▸ TASK BRIEF:
Drop every picture. Then return, exactly, the lines from the beginning of the listing below through the one containing "from bokeh.resources import INLINE".

>> Start

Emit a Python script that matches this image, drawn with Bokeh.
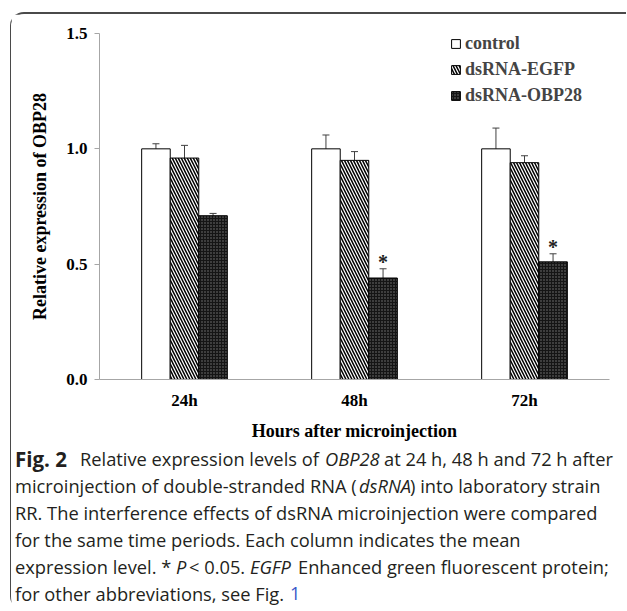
from bokeh.plotting import figure
from bokeh.layouts import column
from bokeh.models import (ColumnDataSource, Whisker, TeeHead, FixedTicker, Legend,
                          LegendItem, NumeralTickFormatter, Range1d)
from bokeh.transform import dodge
from bokeh.core.properties import value
from bokeh.embed import file_html
from bokeh.resources import INLINE

# ---------------- data ----------------
times = ["24h", "48h", "72h"]
series_names = ["control", "dsRNA-EGFP", "dsRNA-OBP28"]
control = [1.00, 1.00, 1.00]
control_err = [0.022, 0.06, 0.09]
egfp = [0.96, 0.95, 0.94]
egfp_err = [0.055, 0.038, 0.03]
obp28 = [0.71, 0.44, 0.51]
obp28_err = [0.01, 0.04, 0.035]
signif = ["", "*", "*"]
y_ticks = [0.0, 0.5, 1.0, 1.5]
y_label = "Relative expression of OBP28"
x_label = "Hours after microinjection"

TXT = "#231f20"
LINK = "#3a57c9"
caption_lines = [
    [("Fig. 2", "bold", TXT), ("Relative expression levels of", "normal", TXT),
     ("OBP28", "italic", TXT), ("at 24 h, 48 h and 72 h after", "normal", TXT)],
    [("microinjection of double-stranded RNA (", "normal", TXT), ("dsRNA", "italic", TXT),
     (") into laboratory strain", "normal", TXT)],
    [("RR. The interference effects of dsRNA microinjection were compared", "normal", TXT)],
    [("for the same time periods. Each column indicates the mean", "normal", TXT)],
    [("expression level. *", "normal", TXT), ("P", "italic", TXT),
     ("< 0.05.", "normal", TXT), ("EGFP", "italic", TXT),
     ("Enhanced green fluorescent protein;", "normal", TXT)],
    [("for other abbreviations, see Fig.", "normal", TXT), ("1", "normal", LINK)],
]
# layout: x start (page px) of each caption segment, and line centre (page px)
caption_x = [[15, 80, 325, 384], [15, 359, 410], [15], [15], [15, 176, 189, 250, 298], [15, 290]]
caption_y = [458, 485, 512, 539, 566, 593]

# ---------------- layout constants ----------------
PAGE_X0, PAGE_Y0 = 11.5, 14      # canvas origin on the page (after margin + border)
W = 615
H1 = 430
H2 = 166
SERIF = "Liberation Serif"
CAP_FONT = "Open Sans"
CAP_SIZE = "18.3px"
CAP_BOLD_SIZE = "20.5px"

# ---------------- chart ----------------
p = figure(width=W, height=H1, x_range=times, y_range=(0, 1.5),
           output_backend="svg", toolbar_location=None,
           min_border_left=88, min_border_right=17, min_border_top=19, min_border_bottom=65)
p.frame_align = False
p.xgrid.visible = False
p.ygrid.visible = False
p.outline_line_color = None

src = ColumnDataSource(dict(
    t=times, control=control, egfp=egfp, obp28=obp28,
    c_hi=[v + e for v, e in zip(control, control_err)], c_lo=[v - e for v, e in zip(control, control_err)],
    e_hi=[v + e for v, e in zip(egfp, egfp_err)], e_lo=[v - e for v, e in zip(egfp, egfp_err)],
    o_hi=[v + e for v, e in zip(obp28, obp28_err)], o_lo=[v - e for v, e in zip(obp28, obp28_err)],
    sig=signif,
))

bw = 0.168
r1 = p.vbar(x=dodge("t", -bw, range=p.x_range), top="control", width=bw, source=src,
            fill_color="white", line_color="black", line_width=1)
r2 = p.vbar(x=dodge("t", 0, range=p.x_range), top="egfp", width=bw, source=src,
            fill_color="white", line_color="black", line_width=1,
            hatch_pattern="\\", hatch_color="black", hatch_scale=6, hatch_weight=1.5)
r3 = p.vbar(x=dodge("t", bw, range=p.x_range), top="obp28", width=bw, source=src,
            fill_color="#151515", line_color="black", line_width=1,
            hatch_pattern=".", hatch_color="#7a7a7a", hatch_scale=3, hatch_weight=1)

for off, hi, lo in [(-bw, "c_hi", "c_lo"), (0, "e_hi", "e_lo"), (bw, "o_hi", "o_lo")]:
    wk = Whisker(base=dodge("t", off, range=p.x_range), upper=hi, lower=lo, source=src,
                 line_color="#404040", line_width=1,
                 upper_head=TeeHead(size=7, line_color="#404040", line_width=1),
                 lower_head=TeeHead(size=7, line_color="#404040", line_width=1))
    p.add_layout(wk)

p.text(x=dodge("t", bw, range=p.x_range), y="o_hi", text="sig", source=src,
       text_font=value(SERIF), text_font_style="bold", text_font_size="20px",
       text_align="center", text_baseline="middle", y_offset=-7, text_color="#222222")

for ax in (p.xaxis[0], p.yaxis[0]):
    ax.axis_line_color = "#a6a6a6"
    ax.axis_line_width = 1
    ax.major_label_text_font = SERIF
    ax.major_label_text_font_style = "bold"
    ax.major_label_text_font_size = "17px"
    ax.major_label_text_color = "black"
    ax.axis_label_text_font = SERIF
    ax.axis_label_text_font_style = "bold"
    ax.axis_label_text_font_size = "18px"
    ax.axis_label_text_color = "black"
    ax.minor_tick_line_color = None

p.yaxis.ticker = FixedTicker(ticks=y_ticks)
p.yaxis.formatter = NumeralTickFormatter(format="0.0")
p.yaxis.major_tick_line_color = "#a6a6a6"
p.yaxis.major_tick_out = 5
p.yaxis.major_tick_in = 0
p.yaxis.major_label_standoff = 7
p.yaxis.axis_label = y_label
p.yaxis.axis_label_standoff = 13

p.xaxis.major_tick_line_color = None
p.xaxis.major_tick_out = 0
p.xaxis.major_label_standoff = 11
p.xaxis.axis_label = x_label
p.xaxis.axis_label_standoff = 8

legend = Legend(items=[LegendItem(label=n, renderers=[r]) for n, r in zip(series_names, [r1, r2, r3])],
                location=(351, 273), glyph_width=11, glyph_height=11, label_height=20,
                label_text_font=SERIF, label_text_font_style="bold", label_text_font_size="18px",
                spacing=5, padding=0, margin=0, label_standoff=4,
                border_line_color=None, background_fill_alpha=0)
p.add_layout(legend)

# ---------------- caption ----------------
cap = figure(width=W, height=H2, x_range=Range1d(0, W), y_range=Range1d(H2, 0),
             output_backend="svg", toolbar_location=None,
             x_axis_location=None, y_axis_location=None,
             min_border=0, min_border_left=0, min_border_right=0,
             min_border_top=0, min_border_bottom=0)
cap.frame_align = False
cap.xgrid.visible = False
cap.ygrid.visible = False
cap.outline_line_color = None

groups = {}
for segs, xs, yc in zip(caption_lines, caption_x, caption_y):
    for (txt, style, col), xp in zip(segs, xs):
        size = CAP_BOLD_SIZE if style == "bold" else CAP_SIZE
        d = groups.setdefault((style, col, size), dict(x=[], y=[], text=[]))
        d["x"].append(xp - PAGE_X0)
        d["y"].append(yc - PAGE_Y0 - H1)
        d["text"].append(txt)
for (style, col, size), d in groups.items():
    cap.text(x="x", y="y", text="text", source=ColumnDataSource(d),
             text_font=value(CAP_FONT), text_font_size=size,
             text_font_style=style, text_color=col,
             text_baseline="middle", text_align="left")

layout = column(p, cap, spacing=0)
layout.styles = {"margin-left": "10px", "margin-top": "12px",
                 "border-top": "2px solid #4a4a4a", "border-left": "1.5px solid #4a4a4a",
                 "border-top-left-radius": "14px", "border-bottom-left-radius": "14px"}

open("out.html", "w").write(file_html(layout, INLINE))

>> End

▸ REPLY TO THE TASK:
Emit a Python script that matches this image, drawn with Bokeh.
from bokeh.plotting import figure
from bokeh.layouts import column
from bokeh.models import (ColumnDataSource, Whisker, TeeHead, FixedTicker, Legend,
                          LegendItem, NumeralTickFormatter, Range1d)
from bokeh.transform import dodge
from bokeh.core.properties import value
from bokeh.embed import file_html
from bokeh.resources import INLINE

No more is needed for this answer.